Partnership allows Atlanta police officers to buy homes in Vine City


Beginning in mid-November, a handful of Atlanta Police will do more than patrol Vine City near the heart of downtown — they’ll live there.

In an effort to make the high-crime area more secure, five Atlanta Police officers will move into new, two-story houses on James P. Brawley Drive. The 2,000-square-foot structures, featuring around three bedrooms and two-and-a-half baths, were built through a partnership between home builder PulteGroup, the city, the Atlanta Police Foundation, the Atlanta Housing Authority and the Arthur M. Blank Family Foundation.

“We believe this is at the core of what community policing should be,” Dave Wilkinson, president and CEO of the APF, said Friday during a ribbon-cutting ceremony for the houses.

The five officers are the first of what officials hope will grow to a community of 20 to 25 officers over the next four years.

The houses are part of a broader revitalization effort in Vine City, English Avenue and Castleberry Hill that has mushroomed since the Atlanta Falcons decided three years ago to build the new Mercedes-Benz Stadium at the intersection of Northside Drive and Martin Luther King Jr. Drive.

Earlier this month, Westside Works took the wraps off a new 12,000-square-foot employment and community building at 261 Joseph E. Lowery Boulevard. That will soon be followed by a new 17,000-square-foot youth center, which officials expect to break ground on in three weeks.

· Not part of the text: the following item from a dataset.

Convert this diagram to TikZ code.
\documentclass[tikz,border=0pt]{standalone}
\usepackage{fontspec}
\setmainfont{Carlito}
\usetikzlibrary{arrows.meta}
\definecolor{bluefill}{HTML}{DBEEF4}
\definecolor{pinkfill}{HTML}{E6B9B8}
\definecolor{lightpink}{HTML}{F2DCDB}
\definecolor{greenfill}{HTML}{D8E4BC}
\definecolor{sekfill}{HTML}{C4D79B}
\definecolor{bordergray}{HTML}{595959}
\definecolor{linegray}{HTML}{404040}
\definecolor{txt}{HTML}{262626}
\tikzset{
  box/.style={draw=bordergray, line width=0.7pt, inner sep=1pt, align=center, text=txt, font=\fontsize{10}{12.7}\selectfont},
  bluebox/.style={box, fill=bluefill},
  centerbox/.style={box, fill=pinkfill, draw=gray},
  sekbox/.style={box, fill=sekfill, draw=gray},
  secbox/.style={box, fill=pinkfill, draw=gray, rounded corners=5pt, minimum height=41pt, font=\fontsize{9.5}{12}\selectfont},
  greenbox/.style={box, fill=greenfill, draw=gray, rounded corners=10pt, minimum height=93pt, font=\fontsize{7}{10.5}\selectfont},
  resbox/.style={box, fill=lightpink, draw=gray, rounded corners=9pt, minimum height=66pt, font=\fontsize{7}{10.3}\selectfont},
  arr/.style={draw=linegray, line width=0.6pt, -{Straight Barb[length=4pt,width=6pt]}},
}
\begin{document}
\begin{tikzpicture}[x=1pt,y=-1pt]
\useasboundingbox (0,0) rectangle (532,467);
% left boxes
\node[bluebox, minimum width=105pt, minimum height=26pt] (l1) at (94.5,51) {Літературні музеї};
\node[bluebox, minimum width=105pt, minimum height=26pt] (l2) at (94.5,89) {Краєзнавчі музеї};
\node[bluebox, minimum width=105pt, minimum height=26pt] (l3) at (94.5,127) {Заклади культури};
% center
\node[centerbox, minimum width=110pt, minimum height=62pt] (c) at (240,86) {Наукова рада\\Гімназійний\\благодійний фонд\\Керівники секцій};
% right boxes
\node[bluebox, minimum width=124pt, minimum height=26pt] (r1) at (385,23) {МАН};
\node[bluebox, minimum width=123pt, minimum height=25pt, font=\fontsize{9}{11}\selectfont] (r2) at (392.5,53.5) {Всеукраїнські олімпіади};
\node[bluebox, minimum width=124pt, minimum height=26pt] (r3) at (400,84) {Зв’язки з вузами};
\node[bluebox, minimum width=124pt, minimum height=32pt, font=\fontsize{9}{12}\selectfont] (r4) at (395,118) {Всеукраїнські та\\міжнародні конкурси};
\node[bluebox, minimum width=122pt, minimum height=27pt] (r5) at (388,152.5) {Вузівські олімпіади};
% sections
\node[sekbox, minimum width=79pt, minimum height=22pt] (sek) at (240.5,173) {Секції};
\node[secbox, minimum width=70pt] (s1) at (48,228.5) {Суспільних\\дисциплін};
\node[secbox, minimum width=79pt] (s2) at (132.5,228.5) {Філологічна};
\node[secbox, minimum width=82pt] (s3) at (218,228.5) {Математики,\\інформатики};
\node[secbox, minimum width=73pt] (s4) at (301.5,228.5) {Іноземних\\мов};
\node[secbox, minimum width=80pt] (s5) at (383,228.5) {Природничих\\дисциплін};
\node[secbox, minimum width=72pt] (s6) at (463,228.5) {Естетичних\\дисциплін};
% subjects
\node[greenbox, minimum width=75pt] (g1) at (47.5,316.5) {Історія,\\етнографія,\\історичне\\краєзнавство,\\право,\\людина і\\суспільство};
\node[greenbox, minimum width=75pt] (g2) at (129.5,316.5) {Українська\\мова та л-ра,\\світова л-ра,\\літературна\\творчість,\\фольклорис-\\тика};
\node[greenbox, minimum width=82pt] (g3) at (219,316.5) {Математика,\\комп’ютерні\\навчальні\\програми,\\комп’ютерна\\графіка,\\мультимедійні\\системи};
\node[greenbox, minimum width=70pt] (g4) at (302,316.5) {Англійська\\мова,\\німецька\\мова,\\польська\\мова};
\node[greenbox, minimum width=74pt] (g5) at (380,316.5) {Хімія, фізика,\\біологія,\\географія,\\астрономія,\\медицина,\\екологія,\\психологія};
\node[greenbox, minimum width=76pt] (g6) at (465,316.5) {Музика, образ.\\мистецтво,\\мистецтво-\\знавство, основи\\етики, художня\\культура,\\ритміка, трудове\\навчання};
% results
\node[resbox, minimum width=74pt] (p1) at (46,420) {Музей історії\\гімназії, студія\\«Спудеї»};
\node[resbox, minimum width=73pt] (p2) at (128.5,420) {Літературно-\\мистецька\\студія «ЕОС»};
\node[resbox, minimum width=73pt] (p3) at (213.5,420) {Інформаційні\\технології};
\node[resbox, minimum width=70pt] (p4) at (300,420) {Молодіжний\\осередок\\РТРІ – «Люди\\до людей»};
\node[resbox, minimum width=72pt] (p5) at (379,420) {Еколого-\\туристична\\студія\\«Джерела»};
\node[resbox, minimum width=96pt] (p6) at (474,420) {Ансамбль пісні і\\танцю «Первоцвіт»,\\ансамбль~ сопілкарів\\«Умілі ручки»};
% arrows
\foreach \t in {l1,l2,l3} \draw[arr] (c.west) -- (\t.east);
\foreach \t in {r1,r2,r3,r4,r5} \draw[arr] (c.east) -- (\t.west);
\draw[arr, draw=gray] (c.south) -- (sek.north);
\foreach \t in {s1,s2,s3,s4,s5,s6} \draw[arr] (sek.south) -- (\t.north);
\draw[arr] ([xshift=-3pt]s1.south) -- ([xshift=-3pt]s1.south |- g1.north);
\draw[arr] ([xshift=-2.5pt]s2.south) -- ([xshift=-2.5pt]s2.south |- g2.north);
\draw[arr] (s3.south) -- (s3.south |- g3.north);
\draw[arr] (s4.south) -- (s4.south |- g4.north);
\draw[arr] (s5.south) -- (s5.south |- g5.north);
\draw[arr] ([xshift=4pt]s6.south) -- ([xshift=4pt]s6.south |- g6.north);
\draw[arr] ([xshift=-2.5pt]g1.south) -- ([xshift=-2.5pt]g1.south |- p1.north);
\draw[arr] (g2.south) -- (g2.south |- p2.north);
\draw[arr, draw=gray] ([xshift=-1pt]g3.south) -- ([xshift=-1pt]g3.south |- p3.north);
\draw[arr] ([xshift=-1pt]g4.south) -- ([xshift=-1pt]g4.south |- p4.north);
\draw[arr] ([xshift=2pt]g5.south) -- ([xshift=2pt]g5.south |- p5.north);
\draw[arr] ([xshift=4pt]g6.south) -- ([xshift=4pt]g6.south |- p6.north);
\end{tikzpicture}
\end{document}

In addition, the city has installed hundreds of security cameras and license plate readers in the communities. Wilkinson said crime has dropped 20 percent because of the increased focus in the area.

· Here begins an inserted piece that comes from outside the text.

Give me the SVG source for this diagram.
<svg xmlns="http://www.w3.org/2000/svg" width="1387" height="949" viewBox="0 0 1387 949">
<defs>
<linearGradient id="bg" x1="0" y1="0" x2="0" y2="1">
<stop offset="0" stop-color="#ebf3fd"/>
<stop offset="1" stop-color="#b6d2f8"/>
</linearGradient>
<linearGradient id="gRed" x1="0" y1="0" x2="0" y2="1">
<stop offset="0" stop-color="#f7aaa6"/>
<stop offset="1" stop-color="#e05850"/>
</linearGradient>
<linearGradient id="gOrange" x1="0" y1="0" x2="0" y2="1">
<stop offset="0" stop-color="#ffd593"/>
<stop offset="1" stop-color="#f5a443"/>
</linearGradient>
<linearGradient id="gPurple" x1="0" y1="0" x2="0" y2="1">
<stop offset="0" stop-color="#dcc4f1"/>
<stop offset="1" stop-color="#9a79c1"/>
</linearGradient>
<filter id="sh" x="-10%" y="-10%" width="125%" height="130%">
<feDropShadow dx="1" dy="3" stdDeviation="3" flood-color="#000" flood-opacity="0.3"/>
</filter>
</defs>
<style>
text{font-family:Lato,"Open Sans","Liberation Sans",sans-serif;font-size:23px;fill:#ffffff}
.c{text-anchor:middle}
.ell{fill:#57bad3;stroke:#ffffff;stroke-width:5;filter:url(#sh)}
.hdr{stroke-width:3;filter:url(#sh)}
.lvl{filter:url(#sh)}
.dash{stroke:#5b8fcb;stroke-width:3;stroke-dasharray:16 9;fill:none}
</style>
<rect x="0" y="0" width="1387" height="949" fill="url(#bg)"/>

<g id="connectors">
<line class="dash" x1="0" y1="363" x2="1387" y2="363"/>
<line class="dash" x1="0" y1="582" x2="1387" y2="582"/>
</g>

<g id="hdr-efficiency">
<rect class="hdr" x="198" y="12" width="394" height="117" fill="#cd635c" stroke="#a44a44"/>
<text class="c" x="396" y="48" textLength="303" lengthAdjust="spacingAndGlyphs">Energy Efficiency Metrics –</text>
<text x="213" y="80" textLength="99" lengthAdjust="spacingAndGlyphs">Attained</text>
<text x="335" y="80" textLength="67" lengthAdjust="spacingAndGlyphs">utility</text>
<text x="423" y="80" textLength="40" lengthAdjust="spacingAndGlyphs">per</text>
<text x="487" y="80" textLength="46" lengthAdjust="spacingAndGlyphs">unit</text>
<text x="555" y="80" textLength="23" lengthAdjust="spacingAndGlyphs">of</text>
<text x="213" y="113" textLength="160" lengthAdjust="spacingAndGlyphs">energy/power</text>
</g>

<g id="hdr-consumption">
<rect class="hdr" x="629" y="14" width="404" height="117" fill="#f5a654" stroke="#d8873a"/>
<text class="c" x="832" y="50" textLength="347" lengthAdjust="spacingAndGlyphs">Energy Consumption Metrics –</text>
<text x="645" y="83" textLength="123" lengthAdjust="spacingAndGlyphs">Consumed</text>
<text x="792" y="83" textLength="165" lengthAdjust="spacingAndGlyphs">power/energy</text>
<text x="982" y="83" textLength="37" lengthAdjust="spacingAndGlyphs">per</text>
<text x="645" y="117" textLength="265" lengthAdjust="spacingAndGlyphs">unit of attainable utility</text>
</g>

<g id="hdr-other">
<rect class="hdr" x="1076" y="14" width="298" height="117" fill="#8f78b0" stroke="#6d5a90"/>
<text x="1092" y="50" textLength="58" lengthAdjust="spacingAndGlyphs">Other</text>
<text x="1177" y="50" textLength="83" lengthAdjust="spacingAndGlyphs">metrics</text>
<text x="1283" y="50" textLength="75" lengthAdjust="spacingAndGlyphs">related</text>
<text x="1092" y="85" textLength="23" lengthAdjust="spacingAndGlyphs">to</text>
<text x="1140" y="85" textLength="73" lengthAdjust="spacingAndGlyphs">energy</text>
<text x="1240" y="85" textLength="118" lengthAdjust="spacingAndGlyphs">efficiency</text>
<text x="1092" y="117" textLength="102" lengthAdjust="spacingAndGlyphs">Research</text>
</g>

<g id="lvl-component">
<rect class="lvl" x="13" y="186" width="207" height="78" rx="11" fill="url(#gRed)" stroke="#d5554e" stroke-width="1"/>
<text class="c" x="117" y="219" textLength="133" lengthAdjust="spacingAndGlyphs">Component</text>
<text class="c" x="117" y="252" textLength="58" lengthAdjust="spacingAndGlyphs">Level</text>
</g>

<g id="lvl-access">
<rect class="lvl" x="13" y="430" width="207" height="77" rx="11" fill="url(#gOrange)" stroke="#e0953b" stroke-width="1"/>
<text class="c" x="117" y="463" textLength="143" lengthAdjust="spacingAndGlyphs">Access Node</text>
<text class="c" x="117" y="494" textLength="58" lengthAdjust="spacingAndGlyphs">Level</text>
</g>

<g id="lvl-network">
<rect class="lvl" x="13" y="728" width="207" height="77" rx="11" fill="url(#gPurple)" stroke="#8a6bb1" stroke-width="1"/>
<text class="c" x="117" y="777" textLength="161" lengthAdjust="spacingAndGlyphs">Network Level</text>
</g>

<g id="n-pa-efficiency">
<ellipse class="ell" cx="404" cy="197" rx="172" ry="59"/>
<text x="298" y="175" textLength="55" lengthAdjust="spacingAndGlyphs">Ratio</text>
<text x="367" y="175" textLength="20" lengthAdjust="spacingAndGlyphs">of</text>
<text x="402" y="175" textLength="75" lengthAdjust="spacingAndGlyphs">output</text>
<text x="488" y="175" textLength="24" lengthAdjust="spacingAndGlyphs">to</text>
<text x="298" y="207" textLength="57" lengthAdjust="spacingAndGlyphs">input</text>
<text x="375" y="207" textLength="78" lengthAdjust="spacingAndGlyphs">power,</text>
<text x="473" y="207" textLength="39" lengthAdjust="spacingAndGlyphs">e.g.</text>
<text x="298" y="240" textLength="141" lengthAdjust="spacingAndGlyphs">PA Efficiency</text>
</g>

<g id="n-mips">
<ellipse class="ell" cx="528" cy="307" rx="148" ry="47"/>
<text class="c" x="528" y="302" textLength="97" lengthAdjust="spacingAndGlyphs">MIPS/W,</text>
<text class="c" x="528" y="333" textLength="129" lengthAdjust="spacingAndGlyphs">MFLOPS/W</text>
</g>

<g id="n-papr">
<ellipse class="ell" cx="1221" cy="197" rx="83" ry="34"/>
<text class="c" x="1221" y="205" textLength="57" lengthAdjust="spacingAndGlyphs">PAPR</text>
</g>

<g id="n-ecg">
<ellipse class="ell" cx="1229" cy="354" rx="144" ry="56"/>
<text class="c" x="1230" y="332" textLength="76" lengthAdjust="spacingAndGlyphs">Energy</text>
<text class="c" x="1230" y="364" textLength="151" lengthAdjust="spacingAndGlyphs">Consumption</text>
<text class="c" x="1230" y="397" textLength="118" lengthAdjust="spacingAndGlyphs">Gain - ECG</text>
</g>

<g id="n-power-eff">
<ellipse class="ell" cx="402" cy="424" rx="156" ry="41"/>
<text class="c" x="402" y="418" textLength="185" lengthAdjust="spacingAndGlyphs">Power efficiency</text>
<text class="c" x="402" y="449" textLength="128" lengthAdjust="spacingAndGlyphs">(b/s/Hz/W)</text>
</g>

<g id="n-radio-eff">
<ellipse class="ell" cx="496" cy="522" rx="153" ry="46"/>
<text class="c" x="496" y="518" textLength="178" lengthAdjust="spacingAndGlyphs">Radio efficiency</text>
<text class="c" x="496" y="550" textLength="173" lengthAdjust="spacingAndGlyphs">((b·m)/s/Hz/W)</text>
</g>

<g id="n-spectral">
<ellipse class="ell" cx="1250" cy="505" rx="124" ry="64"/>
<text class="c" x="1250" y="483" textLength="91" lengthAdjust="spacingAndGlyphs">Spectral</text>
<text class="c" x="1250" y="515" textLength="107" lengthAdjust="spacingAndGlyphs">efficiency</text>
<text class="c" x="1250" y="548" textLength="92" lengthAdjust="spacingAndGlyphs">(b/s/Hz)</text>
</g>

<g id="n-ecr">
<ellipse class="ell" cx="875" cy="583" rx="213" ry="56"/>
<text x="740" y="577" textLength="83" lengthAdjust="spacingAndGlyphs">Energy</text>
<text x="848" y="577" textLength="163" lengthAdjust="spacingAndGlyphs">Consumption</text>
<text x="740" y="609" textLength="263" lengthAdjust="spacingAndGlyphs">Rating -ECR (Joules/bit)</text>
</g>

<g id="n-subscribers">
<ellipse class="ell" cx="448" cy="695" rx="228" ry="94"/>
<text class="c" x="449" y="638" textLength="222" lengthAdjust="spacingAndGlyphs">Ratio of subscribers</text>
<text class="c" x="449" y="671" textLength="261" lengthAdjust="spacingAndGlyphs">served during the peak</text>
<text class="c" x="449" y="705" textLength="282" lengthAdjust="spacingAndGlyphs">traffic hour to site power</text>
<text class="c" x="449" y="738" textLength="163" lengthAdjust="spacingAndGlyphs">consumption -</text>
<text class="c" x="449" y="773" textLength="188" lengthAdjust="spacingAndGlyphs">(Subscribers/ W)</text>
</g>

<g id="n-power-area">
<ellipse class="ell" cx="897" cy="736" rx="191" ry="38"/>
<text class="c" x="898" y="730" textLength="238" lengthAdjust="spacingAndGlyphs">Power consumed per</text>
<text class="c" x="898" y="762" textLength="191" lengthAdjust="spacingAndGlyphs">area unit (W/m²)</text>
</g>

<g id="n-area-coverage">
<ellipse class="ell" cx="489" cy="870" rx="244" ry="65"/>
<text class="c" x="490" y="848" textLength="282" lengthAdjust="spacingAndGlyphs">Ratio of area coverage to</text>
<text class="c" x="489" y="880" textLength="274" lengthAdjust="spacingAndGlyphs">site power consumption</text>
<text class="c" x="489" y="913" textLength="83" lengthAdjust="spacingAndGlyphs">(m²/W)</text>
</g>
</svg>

“This is a neighborhood of families,” Atlanta City Councilman Ivory Young said during the unveiling of the homes. “This is a neighborhood of greatness.”

The announcement also comes as Mayor Kasim Reed is trying to encourage builders who receive public funding to set aside affordable housing for police officers, firefighters, teachers and families. As the economy has improved and more people move in the city, skyrocketing housing costs have made living in Georgia’s capitol increasingly unaffordable for some.

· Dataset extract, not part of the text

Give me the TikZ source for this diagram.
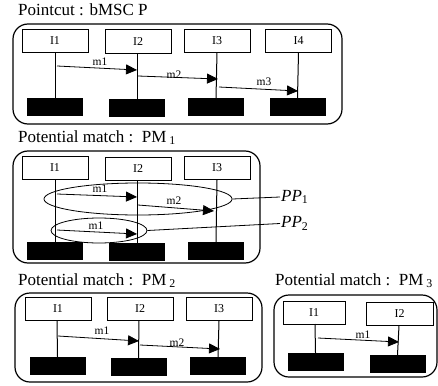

The new police homes include granite countertops, two-car garages and large closets throughout . The five officers will buy the homes for about $145,000.

For Atlanta Police officer Jonathan Allen II, the move means he can rent out his duplex in Ellenwood in Henry County and “be closer to community involvement, which is very important to me.”

Officer Jason Bain, who shares a two-bedroom Northside Drive apartment with his 16-year-old son and 12-year-old daughter, said the house solves his crowding problem.

“They can’t wait to move in,” Bain said. “My daughter already plans to paint her room purple.”

The other officers are Savannah Berry, Terrence Whitten and Bennie Baskin. Berry, who has been on the force for four years, said the officers hope their presence will provide not only a sense of comfort for the community, but will help build trust. Officials acknowledged Friday that a chasm has grown between law enforcement and people they are sworn to protect because of several years of controversial police shootings around the country.

“I’m not going to walk up and down the street with my gun and my arms folded,” she said. “I want them to see I’m a regular citizen.”